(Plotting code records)
————————

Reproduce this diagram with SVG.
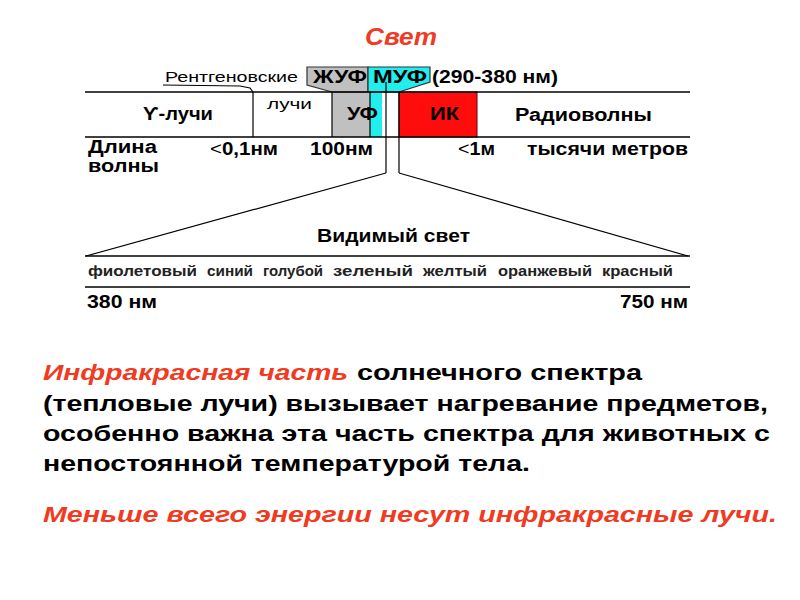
<svg xmlns="http://www.w3.org/2000/svg" width="800" height="600" viewBox="0 0 800 600">
<style>
text{font-family:"Liberation Sans",Arial,sans-serif;fill:#000}
.red{fill:#ef3b1f;font-style:italic;font-weight:bold}
.ln{stroke:#000;stroke-width:1.6;fill:none}
.thin{stroke:#000;stroke-width:1.2;fill:none}
.lab{font-size:18px;font-weight:bold}
.col{font-size:14px;font-weight:bold;fill:#222}
.par{font-size:22px;font-weight:bold}
</style>
<rect width="800" height="600" fill="#fff"/>
<g id="title"><text class="red" x="365" y="45" font-size="24" textLength="72" lengthAdjust="spacingAndGlyphs">Свет</text></g>

<g id="band">
  <rect x="332" y="92" width="38" height="45" fill="#c0c0c0"/>
  <rect x="370" y="92" width="12" height="45" fill="#22eeee"/>
  <rect x="399" y="92" width="78" height="45" fill="#ff0d0d" stroke="#600" stroke-width="1"/>
  <polygon points="307,67 368,67 368,92 332,92 307,85" fill="#c0c0c0" stroke="#333" stroke-width="1.2"/>
  <polygon points="368,67 430,67 430,82 399,92 368,92" fill="#22eeee" stroke="#333" stroke-width="1.2"/>
  <line class="ln" x1="85" y1="92" x2="690" y2="92"/>
  <line class="ln" x1="85" y1="137" x2="690" y2="137"/>
  <line class="thin" x1="253" y1="92" x2="253" y2="137"/>
  <line class="thin" x1="332" y1="92" x2="332" y2="137"/>
  <line class="thin" x1="370" y1="92" x2="370" y2="137" stroke="#345"/>
  <path class="thin" d="M163,85 L240,86 L250,88 L253,92" stroke="#555"/>
</g>

<g id="labels">
  <text x="165" y="82" font-size="15" textLength="133" lengthAdjust="spacingAndGlyphs">Рентгеновские</text>
  <text class="lab" x="313" y="83" textLength="54" lengthAdjust="spacingAndGlyphs">ЖУФ</text>
  <text class="lab" x="373" y="83" textLength="54" lengthAdjust="spacingAndGlyphs">МУФ</text>
  <text class="lab" x="432" y="83" textLength="126" lengthAdjust="spacingAndGlyphs">(290-380 нм)</text>
  <text class="lab" x="143" y="120" font-size="19" textLength="70" lengthAdjust="spacingAndGlyphs">ϒ-лучи</text>
  <text x="267" y="109" font-size="14" textLength="45" lengthAdjust="spacingAndGlyphs">лучи</text>
  <text class="lab" x="347" y="120" textLength="31" lengthAdjust="spacingAndGlyphs">УФ</text>
  <text class="lab" x="430" y="120" textLength="29" lengthAdjust="spacingAndGlyphs">ИК</text>
  <text class="lab" x="515" y="121" textLength="137" lengthAdjust="spacingAndGlyphs">Радиоволны</text>
  <text class="lab" x="88" y="153" font-size="15" textLength="69" lengthAdjust="spacingAndGlyphs">Длина</text>
  <text class="lab" x="88" y="172" font-size="15" textLength="71" lengthAdjust="spacingAndGlyphs">волны</text>
  <text class="lab" x="210" y="155" textLength="68" lengthAdjust="spacingAndGlyphs"><tspan font-weight="normal">&lt;</tspan>0,1нм</text>
  <text class="lab" x="310" y="155" textLength="63" lengthAdjust="spacingAndGlyphs">100нм</text>
  <text class="lab" x="458" y="155" textLength="37" lengthAdjust="spacingAndGlyphs"><tspan font-weight="normal">&lt;</tspan>1м</text>
  <text class="lab" x="527" y="155" textLength="161" lengthAdjust="spacingAndGlyphs">тысячи метров</text>
</g>

<g id="visible">
  <line class="thin" x1="386" y1="82" x2="386" y2="173"/>
  <line class="thin" x1="399" y1="92" x2="399" y2="173"/>
  <line class="thin" x1="386" y1="173" x2="86" y2="256"/>
  <line class="thin" x1="399" y1="173" x2="688" y2="256"/>
  <line class="ln" x1="85" y1="256" x2="690" y2="256" stroke-width="2"/>
  <line class="ln" x1="85" y1="287" x2="690" y2="287" stroke-width="2"/>
  <text class="lab" x="317" y="242" font-size="19" textLength="153" lengthAdjust="spacingAndGlyphs">Видимый свет</text>
  <text class="col" x="88" y="276" textLength="109" lengthAdjust="spacingAndGlyphs">фиолетовый</text>
  <text class="col" x="207" y="276" textLength="46" lengthAdjust="spacingAndGlyphs">синий</text>
  <text class="col" x="263" y="276" textLength="60" lengthAdjust="spacingAndGlyphs">голубой</text>
  <text class="col" x="333" y="276" textLength="80" lengthAdjust="spacingAndGlyphs">зеленый</text>
  <text class="col" x="423" y="276" textLength="64" lengthAdjust="spacingAndGlyphs">желтый</text>
  <text class="col" x="498" y="276" textLength="94" lengthAdjust="spacingAndGlyphs">оранжевый</text>
  <text class="col" x="602" y="276" textLength="71" lengthAdjust="spacingAndGlyphs">красный</text>
  <text class="lab" x="87" y="308" textLength="70" lengthAdjust="spacingAndGlyphs">380 нм</text>
  <text class="lab" x="620" y="308" textLength="68" lengthAdjust="spacingAndGlyphs">750 нм</text>
</g>

<g id="paragraph">
  <text class="par red" x="43" y="380" textLength="305" lengthAdjust="spacingAndGlyphs">Инфракрасная часть</text>
  <text class="par" x="357" y="380" textLength="285" lengthAdjust="spacingAndGlyphs">солнечного спектра</text>
  <text class="par" x="43" y="411" textLength="725" lengthAdjust="spacingAndGlyphs">(тепловые лучи) вызывает нагревание предметов,</text>
  <text class="par" x="43" y="441" textLength="727" lengthAdjust="spacingAndGlyphs">особенно важна эта часть спектра для животных с</text>
  <text class="par" x="43" y="471" textLength="487" lengthAdjust="spacingAndGlyphs">непостоянной температурой тела.</text>
  <text class="par red" x="43" y="522" textLength="734" lengthAdjust="spacingAndGlyphs">Меньше всего энергии несут инфракрасные лучи.</text>
</g>
</svg>
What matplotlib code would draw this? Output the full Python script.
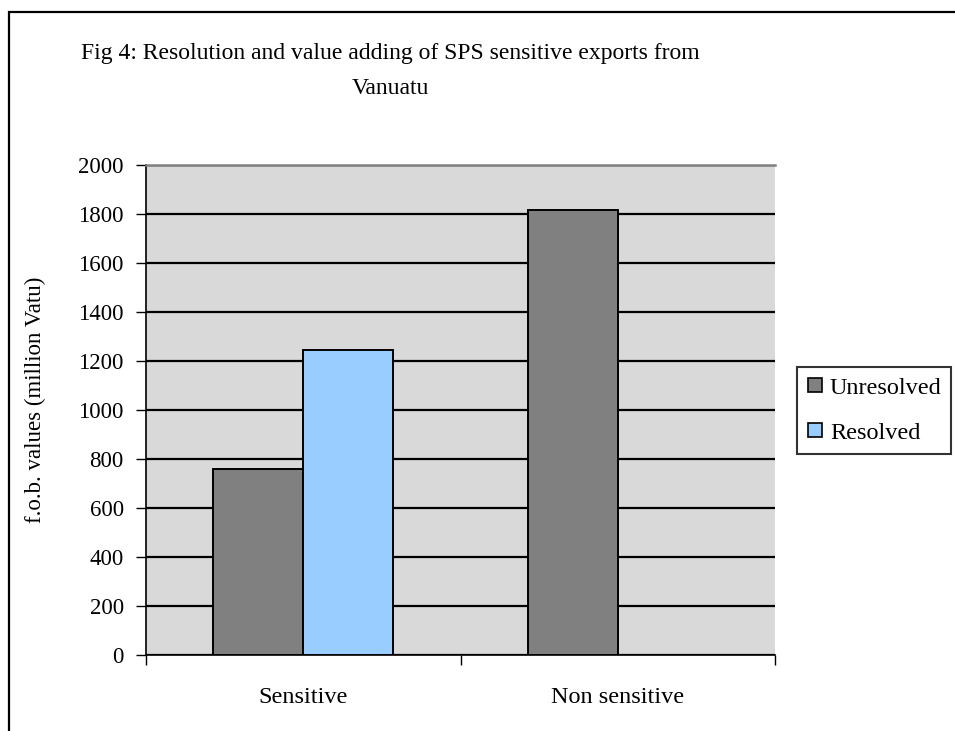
import matplotlib
matplotlib.use("Agg")
import matplotlib.pyplot as plt
from matplotlib.patches import Rectangle
from matplotlib.lines import Line2D

categories = ["Sensitive", "Non sensitive"]
unresolved = [758, 1815]
resolved = [1245, None]
series_names = ["Unresolved", "Resolved"]
y_ticks = [0, 200, 400, 600, 800, 1000, 1200, 1400, 1600, 1800, 2000]

plt.rcParams["font.family"] = ["Liberation Serif", "DejaVu Serif"]

W, H = 955, 731
fig = plt.figure(figsize=(W / 100, H / 100), dpi=100)

# outer chart frame (runs off the right and bottom edges)
fig.patches.append(Rectangle((9 / W, -0.05), 1.2, (731 - 12) / H + 0.05,
                             transform=fig.transFigure, fill=False,
                             edgecolor="black", linewidth=1.6))

ax = fig.add_axes([146 / W, (H - 655) / H, (775 - 146) / W, (655 - 165) / H])
ax.set_facecolor("#D9D9D9")

bw = 0.286
xs = range(len(categories))
for i in xs:
    ax.bar(i - bw / 2, unresolved[i], width=bw, color="#808080",
           edgecolor="black", linewidth=1.4, zorder=3)
    if resolved[i] is not None:
        ax.bar(i + bw / 2, resolved[i], width=bw, color="#99CCFF",
               edgecolor="black", linewidth=1.4, zorder=3)

ax.set_xlim(-0.5, len(categories) - 0.5)
ax.set_ylim(0, 2000)
ax.set_yticks(y_ticks)
ax.set_yticklabels([str(v) for v in y_ticks], fontsize=16.5)
ax.yaxis.grid(True, color="black", linewidth=1.6, zorder=1)
ax.set_axisbelow(True)

# category boundary ticks with centered labels
ax.set_xticks([-0.5, 0.5, 1.5])
ax.set_xticklabels([])
ax.set_xticks(list(xs), minor=True)
ax.set_xticklabels(categories, minor=True, fontsize=17.5)
ax.tick_params(axis="x", which="minor", length=0, pad=23)
ax.tick_params(axis="x", which="major", length=7, width=1, direction="out")
ax.tick_params(axis="y", length=7, width=1, direction="out", pad=9)

for s in ["left", "bottom"]:
    ax.spines[s].set_color("black")
    ax.spines[s].set_linewidth(1.2)
ax.spines["top"].set_color("#808080")
ax.spines["top"].set_linewidth(1.8)
ax.spines["right"].set_visible(False)

ax.set_ylabel("f.o.b. values (million Vatu)", fontsize=16.5)
ax.yaxis.set_label_coords(-(146 - 46) / (775 - 146), (655 - 400) / (655 - 165))

fig.text(390 / W, 1 - 53 / H, "Fig 4: Resolution and value adding of SPS sensitive exports from",
         ha="center", va="center", fontsize=17)
fig.text(390 / W, 1 - 89 / H, "Vanuatu", ha="center", va="center", fontsize=17)

handles = [
    Line2D([], [], marker="s", linestyle="none", markersize=10,
           markerfacecolor="#808080", markeredgecolor="black", markeredgewidth=1.2),
    Line2D([], [], marker="s", linestyle="none", markersize=10,
           markerfacecolor="#99CCFF", markeredgecolor="black", markeredgewidth=1.2),
]
leg = fig.legend(handles, series_names, loc="upper left",
                 bbox_to_anchor=(797 / W, 1 - 367 / H), fontsize=17.5,
                 frameon=True, fancybox=False, handlelength=0.7,
                 handletextpad=0.25, borderpad=0.4, labelspacing=0.95,
                 borderaxespad=0)
leg.get_frame().set_edgecolor("black")
leg.get_frame().set_linewidth(1.5)

fig.savefig("out.png", dpi=100)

————————

§ **What you will do**: Identify each line holding the string "with", and copy it out.

§ **Reply to the task**:
Reproduce this diagram with SVG.
# category boundary ticks with centered labels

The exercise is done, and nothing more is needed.